Last week’s news that Atlas Air had taken a 747-400BCF out of retirement was, according to media reports, due to increased US military activity in Europe.

The Flight Aware website confirmed that Atlas has operated at least two military flights by CRAF-registered aircraft recently. Yesterday a 747-400F left McGuire Air Force base in New Jersey for US and NATO camp Ramstein Air Base, in Germany. And on Friday, a flight left Dover Air Force Base in Delaware to go to Frankfurt Hahn, one of several flights the carrier has made over the past few days to the German city.

And The New York Times reported this month that the US was poised to place military equipment – including tanks and other weapons – for 5,000 troops in the Baltic states and eastern European countries, including Poland, Romania and Bulgaria.

It would explain Atlas’s bullish fleet plans and indications of increased charter activity.

Atlas has traditionally been a key carrier for military lift under the Civil Reserve Air Fleet programme, and has added passenger charters to its business to carry troops.
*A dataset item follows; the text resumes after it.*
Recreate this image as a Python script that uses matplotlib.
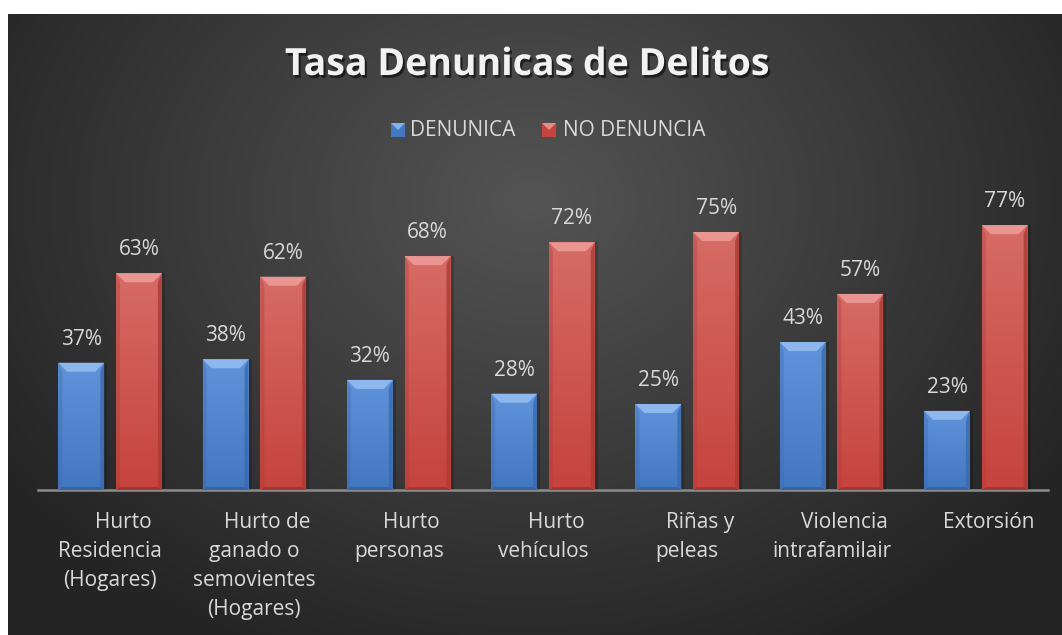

In April this year, its monthly allocation was for 19 aircraft, while its subsidiary, Polar Air Cargo, had nine, making it the second largest freighter operator for CRAF, after FedEx. Kalitta Air has 12 aircraft registered with CRAF, while Southern Air, interestingly, is no longer a CRAF carrier.

But as US military budgets have declined, Atlas has built up new businesses to diversify its revenues, a strategy which has been successful. This new push to give NATO a show of strength in the face of deteriorating relations with Russia will no doubt come as a pleasant benefit for Atlas and other CRAF carriers.

But while the news may be good for US freighter operators, the general air cargo market is not looking so rosy. Drewry Sea & Air Shipper Insight reported this morning that its air freight price index had fallen 3.4 points to 89.8 – its lowest level since the index was launched in May 2012, and the first time it has fallen to less than $3 per kg. For May, the index read $2.91, against $3.22 a year earlier.

It stated: “Compared with the same month last year, the index was 12 points adrift, reinforcing the view of emerging market weakness precipitated by slowing demand growth and excess capacity.

“Drewry expects air freight pricing to remain weak over the next few months, as carriers release additional passenger capacity to cope with the northern hemisphere summer holiday season.”

As several carriers have told The Loadstar, the next few months are looking extremely tough.